Puede que sea una marca del destino, o en agradecimiento por esos centímetros de altura que separaron la caída del ‘Tolima’ sobre mi abuelo, el que la aviación ocupe un lugar especial en mi familia. Cuando era mozalbete mi padre se le escapó al suyo para intentar subirse en un avión con rumbo a Cali para enlistarse en la Fuerza Aérea. El intento terminó en una soberana “limpia” de aquellas que, menos mal, ya poco se dan. Don Freddy tomaría revancha ya mayor y sacaría su licencia de piloto de monomotores pequeños con la que paliaría esas perennes ganas. Cuenta también que varios de sus compañeros de curso terminarían haciendo vuelos “mágicos” de trágico final en esa década de los 70, y que otros tantos seguirían la carrera hacia los jets. Era la época de la Aerocóndor del capitán Millón y sus aviones pintados como los rayos del sol, de Avianca y su rojo intenso, de Tavina, del Aeroclub a donde los domingos íbamos a sentarnos cerca de donde los 727, los Electra y los 720 daban la vuelta. Era el viejo aeropuerto, el de la pista corta en donde alguna vez tocó desarmar el interior de un avión para que lograra despegar.

Debe ser genético entonces que, antes y ahora, la vista de los hermanos se nos vaya al cielo cuando se escucha el sonido de un motor. Por eso mismo es que jugamos a adivinar el modelo del aeroplano por ese zumbido lejano, o nos imaginamos viviendo en la Barranquilla de los 50 que tenía un aeródromo en lo que hoy es el boulevard del barrio Simón Bolívar, allá donde Cecilia Gómez Nigrinis, capitana del aire y reina del Carnaval 1951, le sonreía a la cámara de cine que documentó su fiesta. Por eso debe ser que siempre buscamos la ventana y llegamos como dos horas antes del vuelo. Los patines de ese avión, ya no hay duda, nos marcaron.

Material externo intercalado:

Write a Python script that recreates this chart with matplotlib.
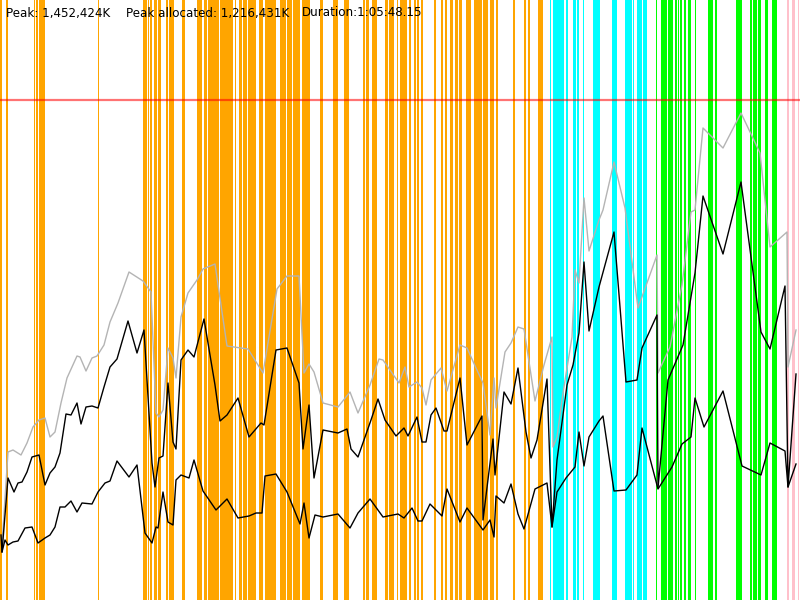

Cien años cumpliría Scadta, la empresa que esos quijotes crearon en estas tierras. Esa semilla germinó y se transformó en lo que hoy es Avianca, con otros dueños y otras historias. La mía, la de mi abuelo, es la que más recuerdo. Mientras averiguo si la casa donde nació sigue en pie y conserva, quien quita, las marcas de los patines, seguiré alzando la mirada al cielo.